Targeted Absolute Return funds are often sold as a solution to the rising correlation between equities and bonds, targeting investors concerned that bonds will not protect in falling markets as they have in the past. However, looking over a longer period current correlations are actually comparatively low.

There have been short term spikes in correlation between gilts and equities, but these have only lasted a few days or weeks and have generally been around the time of changing expectations for the path of future interest rates or QE programmes, that is,  just before or after meetings of the Federal Reserve board. However, if you look over more substantial time frames the correlation benefit from adding gilts to equities has remained substantial. 

Looking on a one-year rolling period since the financial crisis, for example, we can see positive periods were short-lived and the figure reached above 0.3 only momentarily, with the figure turning negative again on each occasion. A correlation below 0.3 on a one-year basis is still very low.

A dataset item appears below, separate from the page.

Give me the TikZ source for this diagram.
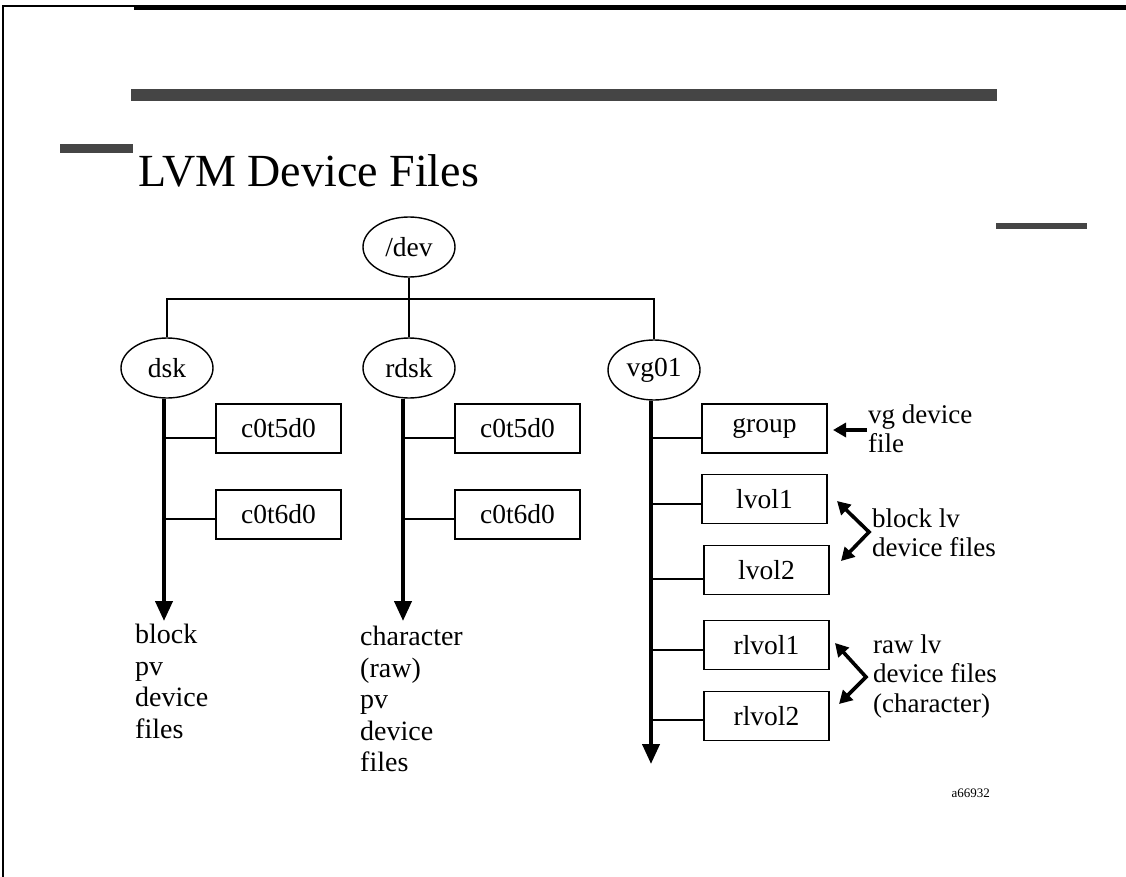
\documentclass[tikz,border=0pt]{standalone}
\usepackage{fontspec}
\setmainfont{Liberation Serif}
\usetikzlibrary{shapes.geometric,arrows.meta,calc}
\definecolor{bargray}{gray}{0.27}
\newcommand{\bodyfnt}{\fontsize{28}{31.5}\selectfont}
\newcommand{\boxfnt}{\fontsize{27.5}{30}\selectfont}
\newcommand{\sidefnt}{\fontsize{27}{29.5}\selectfont}
\begin{document}
\begin{tikzpicture}[x=1pt,y=-1pt,
  ell/.style={draw, ellipse, line width=1.4pt, minimum width=92pt, minimum height=60pt, inner sep=0pt, font=\boxfnt},
  fbox/.style={draw, line width=1.8pt, minimum width=125pt, minimum height=49pt, inner sep=0pt, font=\boxfnt},
  thinln/.style={line width=1.8pt},
  stemln/.style={line width=4pt, -{Triangle[width=17pt,length=20pt]}},
  sidearr/.style={line width=3.6pt, -{Triangle[width=14pt,length=13pt]}},
  twoarr/.style={line width=3.6pt, {Triangle[width=14pt,length=13pt]}-{Triangle[width=14pt,length=13pt]}},
  lbl/.style={anchor=north west, inner sep=0pt, align=left},
  bar/.style={fill=bargray, draw=none}
]
\useasboundingbox (0,0) rectangle (1126,877);
% frame lines and bars
\draw[line width=1.5pt] (3,877) -- (3,6) -- (134,6);
\fill[black] (134,5) rectangle (1126,10);
\fill[bar] (131,89) rectangle (997,101);
\fill[bar] (60,144) rectangle (133,153);
\fill[bar] (996,223) rectangle (1087,229);
% title
\node[anchor=base west, inner sep=0pt, font=\fontsize{46}{50}\selectfont] (title) at (138,187) {LVM Device Files};
% tree nodes
\node[ell] (dev) at (409,247) {/dev};
\node[ell] (dsk) at (167,368) {dsk};
\node[ell] (rdsk) at (409,368) {rdsk};
\node[ell] (vg) at (654,370) {vg01};
\coordinate (bus) at (409,299);
\draw[thinln] (dev.south) -- (rdsk.north);
\draw[thinln] (dsk.north) |- (bus) -| (vg.north);
% boxes
\node[fbox] (d5) at (278.5,428.5) {c0t5d0};
\node[fbox] (d6) at (278.5,514.5) {c0t6d0};
\node[fbox] (r5) at (517.5,428.5) {c0t5d0};
\node[fbox] (r6) at (517.5,514.5) {c0t6d0};
\node[fbox] (grp) at (764.5,428.5) {group};
\node[fbox] (lv1) at (764.5,499) {lvol1};
\node[fbox] (lv2) at (766.5,570) {lvol2};
\node[fbox] (rl1) at (766.5,645) {rlvol1};
\node[fbox] (rl2) at (766.5,716) {rlvol2};
% stems
\coordinate (dskend) at (164,621);
\coordinate (rdskend) at (403,621);
\coordinate (vgend) at (651,764);
\draw[stemln] ($(dsk.south)+(-3,0)$) -- (dskend);
\draw[stemln] ($(rdsk.south)+(-6,0)$) -- (rdskend);
\draw[stemln] ($(vg.south)+(-3,0)$) -- (vgend);
% connectors
\draw[thinln] ([yshift=-9.5pt]d5.west) -- ++(-52,0);
\draw[thinln] ([yshift=-4.5pt]d6.west) -- ++(-52,0);
\draw[thinln] ([yshift=-9.5pt]r5.west) -- ++(-52,0);
\draw[thinln] ([yshift=-4.5pt]r6.west) -- ++(-52,0);
\draw[thinln] ([yshift=-9.5pt]grp.west) -- ++(-51,0);
\draw[thinln] ([yshift=-5pt]lv1.west) -- ++(-51,0);
\draw[thinln] ([yshift=-9pt]lv2.west) -- ++(-53,0);
\draw[thinln] ([yshift=-5pt]rl1.west) -- ++(-53,0);
\draw[thinln] ([yshift=-4pt]rl2.west) -- ++(-53,0);
% bottom labels
\node[lbl, font=\bodyfnt] (blk) at (135,624) {block\\pv\\device\\files};
\node[lbl, font=\bodyfnt] (chr) at (360,626) {character\\(raw)\\pv\\device\\files};
% side labels and arrows
\node[lbl, font=\sidefnt] (vgl) at (868,404.5) {vg device\\file};
\node[lbl, font=\sidefnt] (bll) at (872,508.5) {block lv\\device files};
\node[lbl, font=\sidefnt] (rwl) at (873,634.5) {raw lv\\device files\\(character)};
\coordinate (vgtail) at (867,430);
\coordinate (vgtip) at (833,430);
\draw[sidearr] (vgtail) -- (vgtip);
\coordinate (b1) at (837,501);
\coordinate (bv) at (869,532);
\coordinate (b2) at (841,561);
\draw[twoarr, line join=miter] (b1) -- (bv) -- (b2);
\coordinate (r1) at (835,643);
\coordinate (rv) at (866,677);
\coordinate (r2) at (839,704);
\draw[twoarr, line join=miter] (r1) -- (rv) -- (r2);
% id
\node[anchor=base east, inner sep=0pt, font=\fontsize{13}{15}\selectfont] (id) at (990,797) {a66932};
\end{tikzpicture}
\end{document}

In fact, it is important that the period during this time that correlations were the highest (much of 2013 and 2014) was the period of a bull market for equities: a benign spike in correlations; in other words, during which both asset classes were generally making money. When the FTSE All Share corrected in the second half of 2015 the correlation fell and turned negative again, as gilts protected while equities fell.

This is in line with historical trends. Since the 1980s there have been periods of much higher correlations between the two asset classes. However, these have generally been when equity markets are rising.  When equities subsequently fell off a cliff – as with The Wall Street Crash in 1987 and the Dotcom crash in 2000 – correlations dramatically reduced and Gilts made money as equities were selling off. 

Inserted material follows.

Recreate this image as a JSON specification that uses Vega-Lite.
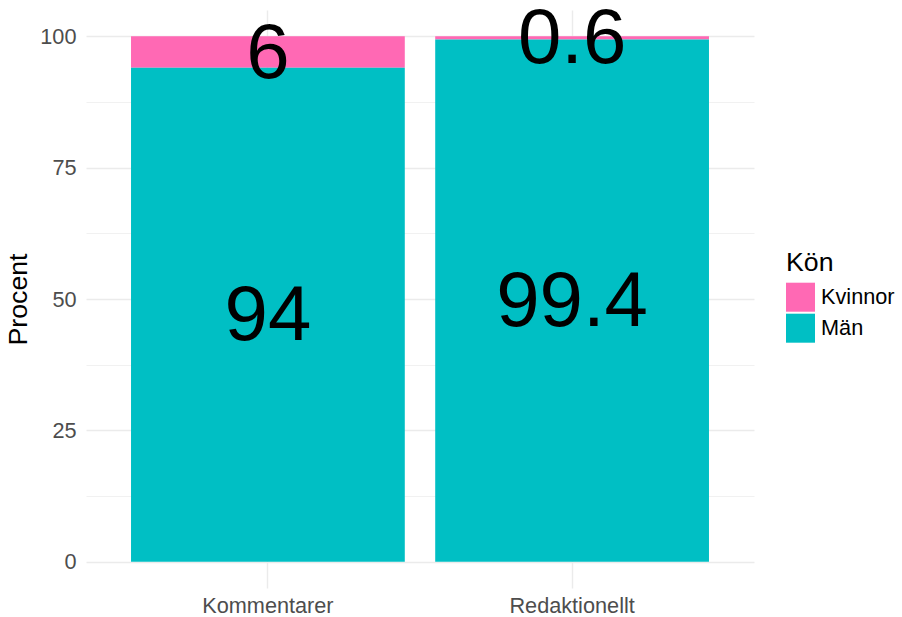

Most diversified investors would welcome losses on their bond portfolio if it meant that their equity funds were rising, as this is where the long term growth of their portfolio is going to come from. So should we see any sustained pick-up in inflation due to economic strength then the diversified investor will do well. Retaining a position in gilts is insurance against a scenario for the economy that makes losing 3 per cent on an investment thanks to inflation attractive compared to the losses expected in equities.

Thomas McMahon is a senior fund analyst of FE 

 

Key points

A gilt fund is of little use to an investor looking for an income.

The depreciation of sterling is leading to inflation in the UK.

There have been short term spikes in correlation between gilts and equities.